### PROBLEM TO WORK ON
From the first line of the data below through the line holding "79.9, 81.8, 83.6];", output each line exactly and leave the pictures out.

** BEGIN ROWS **

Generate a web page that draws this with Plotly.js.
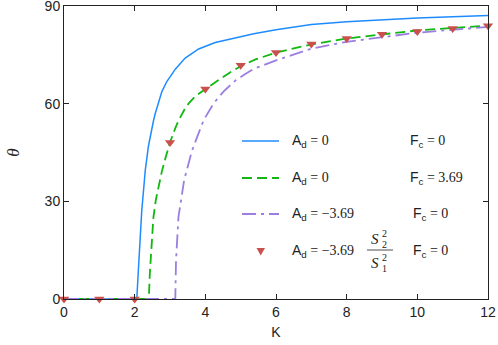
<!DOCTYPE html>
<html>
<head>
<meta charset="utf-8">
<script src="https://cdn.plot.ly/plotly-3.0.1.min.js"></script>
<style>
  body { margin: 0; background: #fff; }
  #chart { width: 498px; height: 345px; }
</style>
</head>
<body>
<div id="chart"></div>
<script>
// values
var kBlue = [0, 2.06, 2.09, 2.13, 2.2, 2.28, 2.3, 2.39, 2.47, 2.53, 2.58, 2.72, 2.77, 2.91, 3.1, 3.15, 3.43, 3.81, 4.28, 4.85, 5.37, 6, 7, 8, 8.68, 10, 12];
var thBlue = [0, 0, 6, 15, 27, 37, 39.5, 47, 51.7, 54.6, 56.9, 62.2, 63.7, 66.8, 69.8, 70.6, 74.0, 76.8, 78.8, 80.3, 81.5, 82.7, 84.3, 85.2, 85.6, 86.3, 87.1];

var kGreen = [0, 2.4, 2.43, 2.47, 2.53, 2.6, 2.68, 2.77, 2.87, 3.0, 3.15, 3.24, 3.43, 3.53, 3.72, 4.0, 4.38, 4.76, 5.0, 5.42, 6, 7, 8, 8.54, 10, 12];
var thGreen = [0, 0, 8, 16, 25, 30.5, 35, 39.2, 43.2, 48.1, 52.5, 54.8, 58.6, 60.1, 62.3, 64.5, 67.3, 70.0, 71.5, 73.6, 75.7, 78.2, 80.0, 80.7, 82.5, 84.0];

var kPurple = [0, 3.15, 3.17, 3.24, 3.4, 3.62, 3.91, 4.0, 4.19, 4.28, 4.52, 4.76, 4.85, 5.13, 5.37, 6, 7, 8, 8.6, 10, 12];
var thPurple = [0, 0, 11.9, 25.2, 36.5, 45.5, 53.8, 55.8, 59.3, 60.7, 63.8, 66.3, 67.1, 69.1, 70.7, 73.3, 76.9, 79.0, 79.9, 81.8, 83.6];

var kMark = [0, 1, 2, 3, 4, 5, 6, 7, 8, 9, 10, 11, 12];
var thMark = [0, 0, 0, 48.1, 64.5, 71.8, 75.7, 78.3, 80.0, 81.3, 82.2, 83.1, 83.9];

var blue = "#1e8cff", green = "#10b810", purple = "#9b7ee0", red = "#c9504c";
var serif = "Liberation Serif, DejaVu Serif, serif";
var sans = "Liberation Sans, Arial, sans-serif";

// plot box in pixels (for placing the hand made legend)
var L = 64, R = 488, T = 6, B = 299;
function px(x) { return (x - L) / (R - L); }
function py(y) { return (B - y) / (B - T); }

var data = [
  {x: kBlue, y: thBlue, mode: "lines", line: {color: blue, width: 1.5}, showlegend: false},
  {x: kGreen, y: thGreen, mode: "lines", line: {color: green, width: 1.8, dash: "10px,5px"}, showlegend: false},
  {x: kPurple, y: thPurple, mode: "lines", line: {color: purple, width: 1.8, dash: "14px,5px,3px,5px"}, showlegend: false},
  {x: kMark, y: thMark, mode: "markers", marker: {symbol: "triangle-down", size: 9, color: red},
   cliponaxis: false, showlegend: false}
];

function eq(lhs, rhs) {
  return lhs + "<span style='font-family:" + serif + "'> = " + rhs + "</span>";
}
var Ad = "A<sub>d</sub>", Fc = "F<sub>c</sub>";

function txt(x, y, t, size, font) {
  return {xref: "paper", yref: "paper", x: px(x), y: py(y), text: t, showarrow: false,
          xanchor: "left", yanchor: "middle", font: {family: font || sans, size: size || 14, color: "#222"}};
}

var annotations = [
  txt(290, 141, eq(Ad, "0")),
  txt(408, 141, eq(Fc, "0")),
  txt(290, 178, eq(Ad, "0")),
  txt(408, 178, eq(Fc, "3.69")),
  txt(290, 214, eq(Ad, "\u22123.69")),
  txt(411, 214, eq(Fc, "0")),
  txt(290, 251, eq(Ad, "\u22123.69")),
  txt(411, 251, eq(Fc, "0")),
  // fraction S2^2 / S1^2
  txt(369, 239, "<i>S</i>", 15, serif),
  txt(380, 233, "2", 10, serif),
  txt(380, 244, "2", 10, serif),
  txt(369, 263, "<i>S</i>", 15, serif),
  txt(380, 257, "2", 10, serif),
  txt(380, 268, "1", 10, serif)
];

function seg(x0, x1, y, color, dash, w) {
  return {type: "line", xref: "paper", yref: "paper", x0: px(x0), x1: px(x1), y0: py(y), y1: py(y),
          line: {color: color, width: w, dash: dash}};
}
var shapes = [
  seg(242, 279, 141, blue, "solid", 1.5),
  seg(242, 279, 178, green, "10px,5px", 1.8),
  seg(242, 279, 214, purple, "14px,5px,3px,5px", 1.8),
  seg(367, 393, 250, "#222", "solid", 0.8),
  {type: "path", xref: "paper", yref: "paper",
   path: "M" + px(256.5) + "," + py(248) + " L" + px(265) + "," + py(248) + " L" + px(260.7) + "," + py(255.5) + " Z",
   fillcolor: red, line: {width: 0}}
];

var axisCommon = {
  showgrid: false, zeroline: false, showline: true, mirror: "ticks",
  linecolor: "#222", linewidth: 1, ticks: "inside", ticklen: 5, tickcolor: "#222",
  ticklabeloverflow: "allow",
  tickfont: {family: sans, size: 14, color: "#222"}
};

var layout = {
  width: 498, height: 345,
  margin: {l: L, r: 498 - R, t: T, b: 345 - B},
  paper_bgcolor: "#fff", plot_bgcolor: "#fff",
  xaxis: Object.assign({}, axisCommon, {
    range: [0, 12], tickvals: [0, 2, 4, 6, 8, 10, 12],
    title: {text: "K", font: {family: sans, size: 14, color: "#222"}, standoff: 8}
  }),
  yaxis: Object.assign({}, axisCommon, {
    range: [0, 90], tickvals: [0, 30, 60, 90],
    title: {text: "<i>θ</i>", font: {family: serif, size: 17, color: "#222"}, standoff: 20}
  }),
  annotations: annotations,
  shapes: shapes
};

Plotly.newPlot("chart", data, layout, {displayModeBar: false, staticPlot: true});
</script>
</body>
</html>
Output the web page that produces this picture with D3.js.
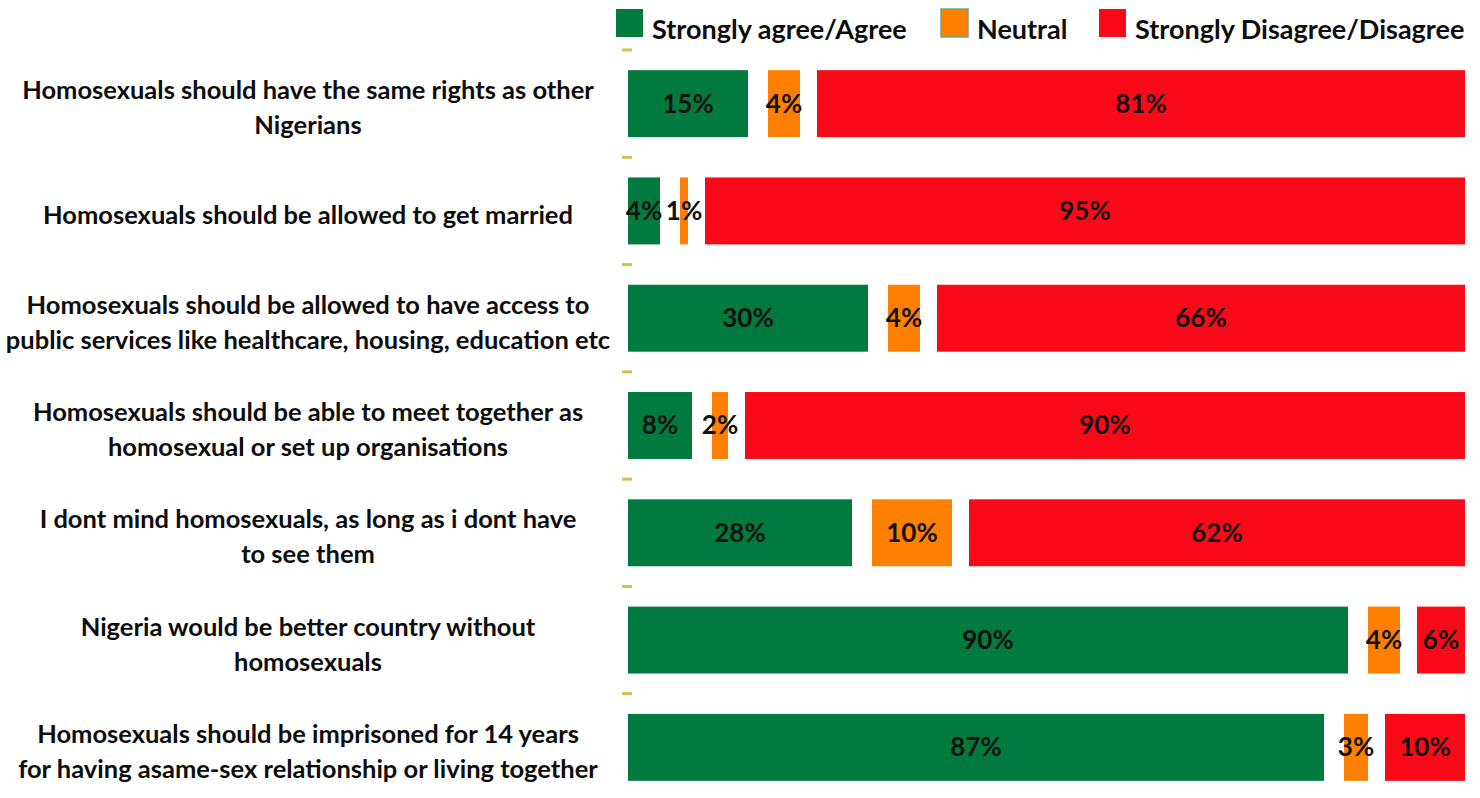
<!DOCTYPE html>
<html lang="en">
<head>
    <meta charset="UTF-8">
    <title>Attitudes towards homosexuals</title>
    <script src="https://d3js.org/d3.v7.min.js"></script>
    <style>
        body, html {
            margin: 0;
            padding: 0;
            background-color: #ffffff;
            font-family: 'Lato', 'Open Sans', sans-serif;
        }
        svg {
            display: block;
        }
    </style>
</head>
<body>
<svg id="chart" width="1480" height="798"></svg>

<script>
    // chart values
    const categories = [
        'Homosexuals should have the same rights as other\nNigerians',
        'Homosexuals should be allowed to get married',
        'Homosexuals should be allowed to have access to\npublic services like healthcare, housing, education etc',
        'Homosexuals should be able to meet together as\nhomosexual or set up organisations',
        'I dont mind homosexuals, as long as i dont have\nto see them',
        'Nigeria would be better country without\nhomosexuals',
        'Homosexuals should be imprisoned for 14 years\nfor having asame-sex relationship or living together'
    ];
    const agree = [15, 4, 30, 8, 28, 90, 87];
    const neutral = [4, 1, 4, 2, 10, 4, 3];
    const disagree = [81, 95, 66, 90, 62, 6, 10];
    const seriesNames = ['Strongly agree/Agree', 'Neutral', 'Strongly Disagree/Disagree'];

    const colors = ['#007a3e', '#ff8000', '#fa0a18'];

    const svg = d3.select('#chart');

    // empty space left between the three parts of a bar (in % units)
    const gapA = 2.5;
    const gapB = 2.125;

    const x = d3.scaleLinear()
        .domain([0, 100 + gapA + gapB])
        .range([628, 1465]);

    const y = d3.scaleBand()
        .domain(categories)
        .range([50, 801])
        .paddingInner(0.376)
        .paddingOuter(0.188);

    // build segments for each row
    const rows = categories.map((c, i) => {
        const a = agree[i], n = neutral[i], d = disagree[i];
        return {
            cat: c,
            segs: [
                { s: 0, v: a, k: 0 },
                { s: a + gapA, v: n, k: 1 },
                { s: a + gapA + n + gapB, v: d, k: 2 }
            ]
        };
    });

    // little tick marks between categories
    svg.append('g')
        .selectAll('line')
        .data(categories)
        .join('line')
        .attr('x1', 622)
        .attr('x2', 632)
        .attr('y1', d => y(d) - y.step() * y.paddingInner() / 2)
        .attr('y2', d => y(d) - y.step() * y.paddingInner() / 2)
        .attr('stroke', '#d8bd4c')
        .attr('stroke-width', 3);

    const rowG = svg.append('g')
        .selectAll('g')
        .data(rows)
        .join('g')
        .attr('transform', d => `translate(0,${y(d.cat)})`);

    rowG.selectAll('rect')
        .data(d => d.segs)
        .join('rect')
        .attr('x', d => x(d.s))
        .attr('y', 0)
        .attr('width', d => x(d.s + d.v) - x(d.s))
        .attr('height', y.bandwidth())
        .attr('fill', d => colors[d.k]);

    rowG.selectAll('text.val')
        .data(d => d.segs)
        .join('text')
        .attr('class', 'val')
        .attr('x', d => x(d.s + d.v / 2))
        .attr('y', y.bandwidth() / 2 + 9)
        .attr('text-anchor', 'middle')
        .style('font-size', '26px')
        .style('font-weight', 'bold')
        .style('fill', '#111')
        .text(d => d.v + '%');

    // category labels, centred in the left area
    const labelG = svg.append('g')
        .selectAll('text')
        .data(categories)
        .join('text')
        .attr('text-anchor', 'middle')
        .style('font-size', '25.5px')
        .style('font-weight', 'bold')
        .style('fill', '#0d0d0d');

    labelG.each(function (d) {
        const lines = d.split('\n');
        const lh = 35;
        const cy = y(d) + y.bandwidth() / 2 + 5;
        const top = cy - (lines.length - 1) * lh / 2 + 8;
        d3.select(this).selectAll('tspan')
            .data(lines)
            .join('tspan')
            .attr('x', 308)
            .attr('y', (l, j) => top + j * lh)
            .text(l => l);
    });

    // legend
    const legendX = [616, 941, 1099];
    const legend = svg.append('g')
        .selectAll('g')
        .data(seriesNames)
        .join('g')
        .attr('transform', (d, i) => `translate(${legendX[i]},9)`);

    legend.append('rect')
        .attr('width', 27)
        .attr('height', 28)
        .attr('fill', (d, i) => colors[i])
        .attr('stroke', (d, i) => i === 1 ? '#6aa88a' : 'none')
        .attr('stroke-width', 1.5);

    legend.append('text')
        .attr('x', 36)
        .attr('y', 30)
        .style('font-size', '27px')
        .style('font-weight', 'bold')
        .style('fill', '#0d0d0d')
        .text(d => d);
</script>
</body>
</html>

** END ROWS **

### RESULT
Generate a web page that draws this with Plotly.js.
<!DOCTYPE html>
<html>
<head>
<meta charset="utf-8">
<script src="https://cdn.plot.ly/plotly-3.0.1.min.js"></script>
<style>
  body { margin: 0; background: #fff; }
  #chart { width: 498px; height: 345px; }
</style>
</head>
<body>
<div id="chart"></div>
<script>
// values
var kBlue = [0, 2.06, 2.09, 2.13, 2.2, 2.28, 2.3, 2.39, 2.47, 2.53, 2.58, 2.72, 2.77, 2.91, 3.1, 3.15, 3.43, 3.81, 4.28, 4.85, 5.37, 6, 7, 8, 8.68, 10, 12];
var thBlue = [0, 0, 6, 15, 27, 37, 39.5, 47, 51.7, 54.6, 56.9, 62.2, 63.7, 66.8, 69.8, 70.6, 74.0, 76.8, 78.8, 80.3, 81.5, 82.7, 84.3, 85.2, 85.6, 86.3, 87.1];

var kGreen = [0, 2.4, 2.43, 2.47, 2.53, 2.6, 2.68, 2.77, 2.87, 3.0, 3.15, 3.24, 3.43, 3.53, 3.72, 4.0, 4.38, 4.76, 5.0, 5.42, 6, 7, 8, 8.54, 10, 12];
var thGreen = [0, 0, 8, 16, 25, 30.5, 35, 39.2, 43.2, 48.1, 52.5, 54.8, 58.6, 60.1, 62.3, 64.5, 67.3, 70.0, 71.5, 73.6, 75.7, 78.2, 80.0, 80.7, 82.5, 84.0];

var kPurple = [0, 3.15, 3.17, 3.24, 3.4, 3.62, 3.91, 4.0, 4.19, 4.28, 4.52, 4.76, 4.85, 5.13, 5.37, 6, 7, 8, 8.6, 10, 12];
var thPurple = [0, 0, 11.9, 25.2, 36.5, 45.5, 53.8, 55.8, 59.3, 60.7, 63.8, 66.3, 67.1, 69.1, 70.7, 73.3, 76.9, 79.0, 79.9, 81.8, 83.6];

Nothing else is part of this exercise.